#### [REQUIREMENT]
Your task is to transcribe all the entries exactly, excluding pictures.

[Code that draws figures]
──────────────────────────────

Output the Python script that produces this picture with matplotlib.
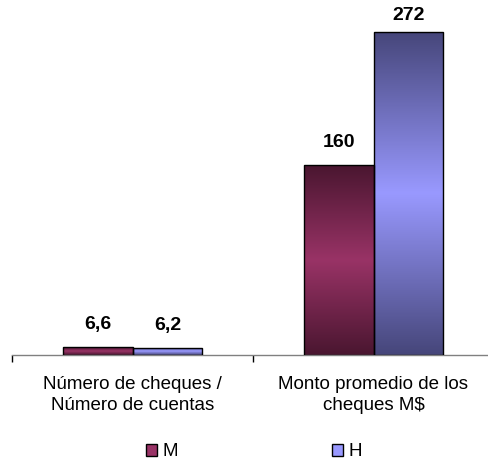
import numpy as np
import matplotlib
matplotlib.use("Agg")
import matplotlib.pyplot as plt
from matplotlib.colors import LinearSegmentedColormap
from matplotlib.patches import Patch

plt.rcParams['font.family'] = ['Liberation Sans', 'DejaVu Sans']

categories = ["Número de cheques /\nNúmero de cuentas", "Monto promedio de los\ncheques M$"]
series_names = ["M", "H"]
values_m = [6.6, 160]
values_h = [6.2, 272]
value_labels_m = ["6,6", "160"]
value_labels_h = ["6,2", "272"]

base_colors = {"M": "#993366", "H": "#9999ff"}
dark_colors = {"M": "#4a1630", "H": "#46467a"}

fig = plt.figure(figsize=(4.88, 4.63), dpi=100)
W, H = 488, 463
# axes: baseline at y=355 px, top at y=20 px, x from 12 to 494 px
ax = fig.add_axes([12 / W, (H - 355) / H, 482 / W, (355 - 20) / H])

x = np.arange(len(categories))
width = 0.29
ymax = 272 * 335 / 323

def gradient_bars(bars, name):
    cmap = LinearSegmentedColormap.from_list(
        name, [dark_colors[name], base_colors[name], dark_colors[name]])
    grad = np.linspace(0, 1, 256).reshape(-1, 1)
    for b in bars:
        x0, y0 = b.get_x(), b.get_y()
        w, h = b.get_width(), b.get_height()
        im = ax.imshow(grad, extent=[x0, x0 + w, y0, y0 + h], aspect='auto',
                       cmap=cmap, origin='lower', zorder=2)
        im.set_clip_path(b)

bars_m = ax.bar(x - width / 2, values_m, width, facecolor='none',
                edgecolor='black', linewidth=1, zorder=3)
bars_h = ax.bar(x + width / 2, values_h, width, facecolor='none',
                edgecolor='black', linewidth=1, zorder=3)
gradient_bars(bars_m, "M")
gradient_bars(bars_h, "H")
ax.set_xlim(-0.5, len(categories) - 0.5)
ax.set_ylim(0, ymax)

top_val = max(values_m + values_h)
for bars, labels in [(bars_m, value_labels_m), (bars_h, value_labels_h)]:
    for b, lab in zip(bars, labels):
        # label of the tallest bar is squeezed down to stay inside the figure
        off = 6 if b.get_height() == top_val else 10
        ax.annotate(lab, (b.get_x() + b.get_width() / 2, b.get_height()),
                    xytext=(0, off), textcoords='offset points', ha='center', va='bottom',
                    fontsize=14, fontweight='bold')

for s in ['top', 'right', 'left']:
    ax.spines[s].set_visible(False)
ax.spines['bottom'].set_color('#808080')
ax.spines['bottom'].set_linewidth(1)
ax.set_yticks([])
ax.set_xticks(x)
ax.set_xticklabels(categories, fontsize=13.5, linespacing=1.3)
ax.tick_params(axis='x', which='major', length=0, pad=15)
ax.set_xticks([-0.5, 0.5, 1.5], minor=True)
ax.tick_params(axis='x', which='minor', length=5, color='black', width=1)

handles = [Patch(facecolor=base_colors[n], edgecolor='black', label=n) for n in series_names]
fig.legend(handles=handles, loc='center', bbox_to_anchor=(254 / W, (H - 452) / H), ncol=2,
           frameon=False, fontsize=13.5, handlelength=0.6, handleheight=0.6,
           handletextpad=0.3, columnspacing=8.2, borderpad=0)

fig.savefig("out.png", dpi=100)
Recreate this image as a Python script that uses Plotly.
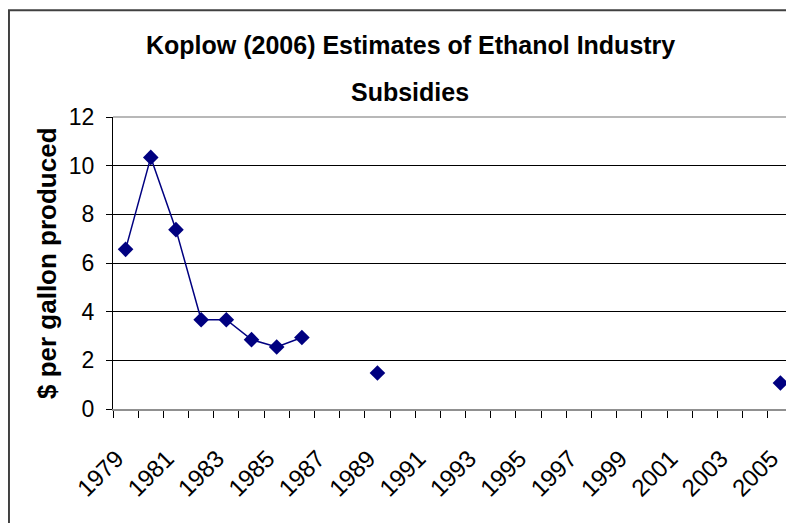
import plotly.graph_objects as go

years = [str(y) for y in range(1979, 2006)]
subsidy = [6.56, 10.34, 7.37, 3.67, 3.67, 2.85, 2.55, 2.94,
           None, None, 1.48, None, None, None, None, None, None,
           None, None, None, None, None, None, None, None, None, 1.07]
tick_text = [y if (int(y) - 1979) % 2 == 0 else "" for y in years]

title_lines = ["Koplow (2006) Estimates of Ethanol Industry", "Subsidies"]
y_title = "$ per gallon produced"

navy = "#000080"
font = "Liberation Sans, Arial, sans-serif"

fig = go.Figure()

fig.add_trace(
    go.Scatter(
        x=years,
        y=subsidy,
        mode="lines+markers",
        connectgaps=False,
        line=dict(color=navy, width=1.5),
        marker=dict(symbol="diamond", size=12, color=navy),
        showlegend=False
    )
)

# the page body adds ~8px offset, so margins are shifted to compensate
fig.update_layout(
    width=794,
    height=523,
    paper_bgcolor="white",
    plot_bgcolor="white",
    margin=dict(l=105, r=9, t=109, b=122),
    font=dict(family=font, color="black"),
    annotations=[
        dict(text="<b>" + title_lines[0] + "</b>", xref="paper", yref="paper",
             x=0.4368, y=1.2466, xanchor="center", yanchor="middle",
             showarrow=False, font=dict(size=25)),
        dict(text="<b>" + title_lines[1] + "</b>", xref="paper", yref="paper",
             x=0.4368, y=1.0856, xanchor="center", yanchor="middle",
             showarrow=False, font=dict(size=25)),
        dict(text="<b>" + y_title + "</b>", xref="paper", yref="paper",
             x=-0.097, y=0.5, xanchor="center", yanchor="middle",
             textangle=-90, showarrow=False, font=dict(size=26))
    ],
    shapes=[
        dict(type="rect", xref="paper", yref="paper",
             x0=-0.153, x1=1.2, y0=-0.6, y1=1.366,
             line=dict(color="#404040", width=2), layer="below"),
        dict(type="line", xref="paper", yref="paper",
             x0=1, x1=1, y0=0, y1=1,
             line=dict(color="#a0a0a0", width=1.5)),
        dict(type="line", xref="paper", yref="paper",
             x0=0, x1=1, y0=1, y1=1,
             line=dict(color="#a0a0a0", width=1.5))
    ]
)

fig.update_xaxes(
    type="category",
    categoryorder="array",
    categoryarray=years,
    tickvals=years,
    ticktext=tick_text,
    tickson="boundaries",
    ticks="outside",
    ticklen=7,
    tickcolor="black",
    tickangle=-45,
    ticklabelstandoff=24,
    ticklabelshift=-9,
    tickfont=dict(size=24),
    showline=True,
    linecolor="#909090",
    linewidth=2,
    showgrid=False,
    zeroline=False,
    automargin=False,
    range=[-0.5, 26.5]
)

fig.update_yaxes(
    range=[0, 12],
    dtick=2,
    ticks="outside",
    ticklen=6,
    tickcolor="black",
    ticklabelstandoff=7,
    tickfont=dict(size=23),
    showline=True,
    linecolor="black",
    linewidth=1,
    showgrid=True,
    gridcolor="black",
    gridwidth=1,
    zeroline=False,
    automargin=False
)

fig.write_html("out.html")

──────────────────────────────

#### [RIGHT ANSWER]
Output the Python script that produces this picture with matplotlib.
import numpy as np
import matplotlib
matplotlib.use("Agg")
import matplotlib.pyplot as plt
from matplotlib.colors import LinearSegmentedColormap
from matplotlib.patches import Patch

plt.rcParams['font.family'] = ['Liberation Sans', 'DejaVu Sans']

categories = ["Número de cheques /\nNúmero de cuentas", "Monto promedio de los\ncheques M$"]
series_names = ["M", "H"]
values_m = [6.6, 160]
values_h = [6.2, 272]
value_labels_m = ["6,6", "160"]
value_labels_h = ["6,2", "272"]

base_colors = {"M": "#993366", "H": "#9999ff"}
dark_colors = {"M": "#4a1630", "H": "#46467a"}

fig = plt.figure(figsize=(4.88, 4.63), dpi=100)
W, H = 488, 463
# axes: baseline at y=355 px, top at y=20 px, x from 12 to 494 px
ax = fig.add_axes([12 / W, (H - 355) / H, 482 / W, (355 - 20) / H])

x = np.arange(len(categories))
width = 0.29
ymax = 272 * 335 / 323

def gradient_bars(bars, name):
    cmap = LinearSegmentedColormap.from_list(
        name, [dark_colors[name], base_colors[name], dark_colors[name]])
    grad = np.linspace(0, 1, 256).reshape(-1, 1)
    for b in bars:
        x0, y0 = b.get_x(), b.get_y()
        w, h = b.get_width(), b.get_height()
        im = ax.imshow(grad, extent=[x0, x0 + w, y0, y0 + h], aspect='auto',
                       cmap=cmap, origin='lower', zorder=2)
        im.set_clip_path(b)

bars_m = ax.bar(x - width / 2, values_m, width, facecolor='none',
                edgecolor='black', linewidth=1, zorder=3)
bars_h = ax.bar(x + width / 2, values_h, width, facecolor='none',
                edgecolor='black', linewidth=1, zorder=3)
gradient_bars(bars_m, "M")
gradient_bars(bars_h, "H")
ax.set_xlim(-0.5, len(categories) - 0.5)
ax.set_ylim(0, ymax)

top_val = max(values_m + values_h)
for bars, labels in [(bars_m, value_labels_m), (bars_h, value_labels_h)]:
    for b, lab in zip(bars, labels):
        # label of the tallest bar is squeezed down to stay inside the figure
        off = 6 if b.get_height() == top_val else 10
        ax.annotate(lab, (b.get_x() + b.get_width() / 2, b.get_height()),
                    xytext=(0, off), textcoords='offset points', ha='center', va='bottom',
                    fontsize=14, fontweight='bold')

for s in ['top', 'right', 'left']:
    ax.spines[s].set_visible(False)
ax.spines['bottom'].set_color('#808080')
ax.spines['bottom'].set_linewidth(1)
ax.set_yticks([])
ax.set_xticks(x)
ax.set_xticklabels(categories, fontsize=13.5, linespacing=1.3)
ax.tick_params(axis='x', which='major', length=0, pad=15)
ax.set_xticks([-0.5, 0.5, 1.5], minor=True)
ax.tick_params(axis='x', which='minor', length=5, color='black', width=1)

handles = [Patch(facecolor=base_colors[n], edgecolor='black', label=n) for n in series_names]
fig.legend(handles=handles, loc='center', bbox_to_anchor=(254 / W, (H - 452) / H), ncol=2,
           frameon=False, fontsize=13.5, handlelength=0.6, handleheight=0.6,
           handletextpad=0.3, columnspacing=8.2, borderpad=0)

fig.savefig("out.png", dpi=100)
Recreate this image as a Python script that uses Plotly.
import plotly.graph_objects as go

years = [str(y) for y in range(1979, 2006)]
subsidy = [6.56, 10.34, 7.37, 3.67, 3.67, 2.85, 2.55, 2.94,
           None, None, 1.48, None, None, None, None, None, None,
           None, None, None, None, None, None, None, None, None, 1.07]
tick_text = [y if (int(y) - 1979) % 2 == 0 else "" for y in years]

title_lines = ["Koplow (2006) Estimates of Ethanol Industry", "Subsidies"]
y_title = "$ per gallon produced"

navy = "#000080"
font = "Liberation Sans, Arial, sans-serif"

fig = go.Figure()

fig.add_trace(
    go.Scatter(
        x=years,
        y=subsidy,
        mode="lines+markers",
        connectgaps=False,
        line=dict(color=navy, width=1.5),
        marker=dict(symbol="diamond", size=12, color=navy),
        showlegend=False
    )
)

# the page body adds ~8px offset, so margins are shifted to compensate
fig.update_layout(
    width=794,
    height=523,
    paper_bgcolor="white",
    plot_bgcolor="white",
    margin=dict(l=105, r=9, t=109, b=122),
    font=dict(family=font, color="black"),
    annotations=[
        dict(text="<b>" + title_lines[0] + "</b>", xref="paper", yref="paper",
             x=0.4368, y=1.2466, xanchor="center", yanchor="middle",
             showarrow=False, font=dict(size=25)),
        dict(text="<b>" + title_lines[1] + "</b>", xref="paper", yref="paper",
             x=0.4368, y=1.0856, xanchor="center", yanchor="middle",
             showarrow=False, font=dict(size=25)),
        dict(text="<b>" + y_title + "</b>", xref="paper", yref="paper",
             x=-0.097, y=0.5, xanchor="center", yanchor="middle",
             textangle=-90, showarrow=False, font=dict(size=26))
    ],
    shapes=[
        dict(type="rect", xref="paper", yref="paper",
             x0=-0.153, x1=1.2, y0=-0.6, y1=1.366,
             line=dict(color="#404040", width=2), layer="below"),
        dict(type="line", xref="paper", yref="paper",
             x0=1, x1=1, y0=0, y1=1,
             line=dict(color="#a0a0a0", width=1.5)),
        dict(type="line", xref="paper", yref="paper",
             x0=0, x1=1, y0=1, y1=1,
             line=dict(color="#a0a0a0", width=1.5))
    ]
)

fig.update_xaxes(
    type="category",
    categoryorder="array",
    categoryarray=years,
    tickvals=years,
    ticktext=tick_text,
    tickson="boundaries",
    ticks="outside",
    ticklen=7,
    tickcolor="black",
    tickangle=-45,
    ticklabelstandoff=24,
    ticklabelshift=-9,
    tickfont=dict(size=24),
    showline=True,
    linecolor="#909090",
    linewidth=2,
    showgrid=False,
    zeroline=False,
    automargin=False,
    range=[-0.5, 26.5]
)

fig.update_yaxes(
    range=[0, 12],
    dtick=2,
    ticks="outside",
    ticklen=6,
    tickcolor="black",
    ticklabelstandoff=7,
    tickfont=dict(size=23),
    showline=True,
    linecolor="black",
    linewidth=1,
    showgrid=True,
    gridcolor="black",
    gridwidth=1,
    zeroline=False,
    automargin=False
)

fig.write_html("out.html")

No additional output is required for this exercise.